Pope Gregory VI (died 1048), born John Gratian (Latin Johannes Gratianus), was Pope from 1 May 1045 until his abdication at the Council of Sutri on 20 December 1046.
Gratian, the Archpriest of St. John by the Latin Gate, was a man of great reputation for uprightness of character. He was also the godfather of the boy Pope Benedict IX (1032–1044, 1045, 1047–1048) who was foisted by his powerful family, the Theophylacti, counts of Tusculum, on the Papacy at the age of twenty.
Benedict IX, wishing to marry and vacate a position into which, though wholly unfit, he had been thrust by his family, consulted his godfather as to whether he could resign the supreme pontificate. When he was convinced that he might do so, he offered to give up the papacy into the hands of his godfather for a large sum of money. Desirous of ridding the See of Rome of such an unworthy pontiff, John Gratian paid him the money and was recognized as Pope in his stead.

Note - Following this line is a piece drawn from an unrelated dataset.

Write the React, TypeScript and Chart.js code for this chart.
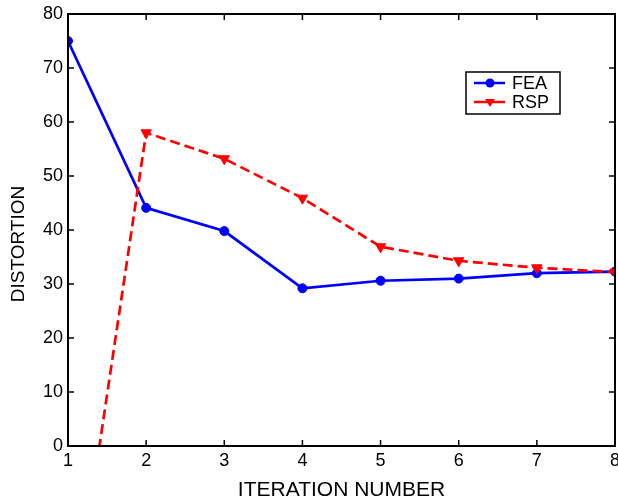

Unfortunately the accession of Gratian, who took the name of Gregory VI, though it was hailed with joy even by such a strict upholder of the right as St. Peter Damian, did not bring peace to the Church. When Benedict IX left the city after selling the papacy, there was already another aspirant to the See of Peter in the field. John, Bishop of Sabina, had been saluted as Pope Sylvester III (1045) by that faction of the nobility which had driven Benedict IX from Rome in 1044, and had then installed him in his stead. Though Benedict IX soon returned, and forced Sylvester III to retire to his See of Sabina, that pretender never gave up his claims, and through his party contrived apparently to keep some hold on a portion of Rome.
To complicate matters, Benedict IX, unable, it seems, to obtain the bride on whom he had set his heart, soon repented of his resignation, again claimed the papacy, and in his turn is thought to have succeeded in acquiring dominion over a part of the city.
With an empty exchequer and a clergy that had largely lost the savour of righteousness, Gregory VI was confronted by an almost hopeless task. Nevertheless, with the aid of his "capellanus" or chaplain, Hildebrand, destined to be the Pope Gregory VII (1073–85), he essayed to bring about civil and religious order. He strove to effect the latter by letters and by councils, and the former by force of arms. But the factions of his rivals were too strong to be put down by him, and the confusion only increased.
Convinced that nothing would meet the case but imperial intervention, a number of influential clergy and laity separated themselves from communion with Gregory VI or either of his two rivals and implored Emperor Henry III (1039–56) to cross the Alps and restore order. Nothing loath, Henry III descended into Italy in the autumn of 1046.
Strong in the conviction of his innocence, Gregory VI went north to meet him. He was received by Henry III with all the honour due to a Pope, and in accordance with the royal request, summoned a council to meet at Sutri.
Of his rivals, Sylvester III alone presented himself at the synod, which was opened December 20, 1046. Both his claim to the papacy and that of Benedict IX were soon disposed of. Deprived of all clerical rank and considered a usurper from the beginning, Sylvester III was condemned to be confined in a monastery for the rest of his life.
Gregory VI was accused of purchasing the Papacy and freely admitted it; however, he disputed that this act, given the circumstances, constituted the crime of simony. However, the bishops of the synod impressed upon Gratian that this act was indeed simoniacal, and called upon him to resign. Gregory VI, seeing that little choice was left him, of his own accord then complied and laid down his office.
Gregory VI was succeeded in the Papacy by the German bishop of Bamberg, Suidger, who took the name Pope Clement II (1046–47).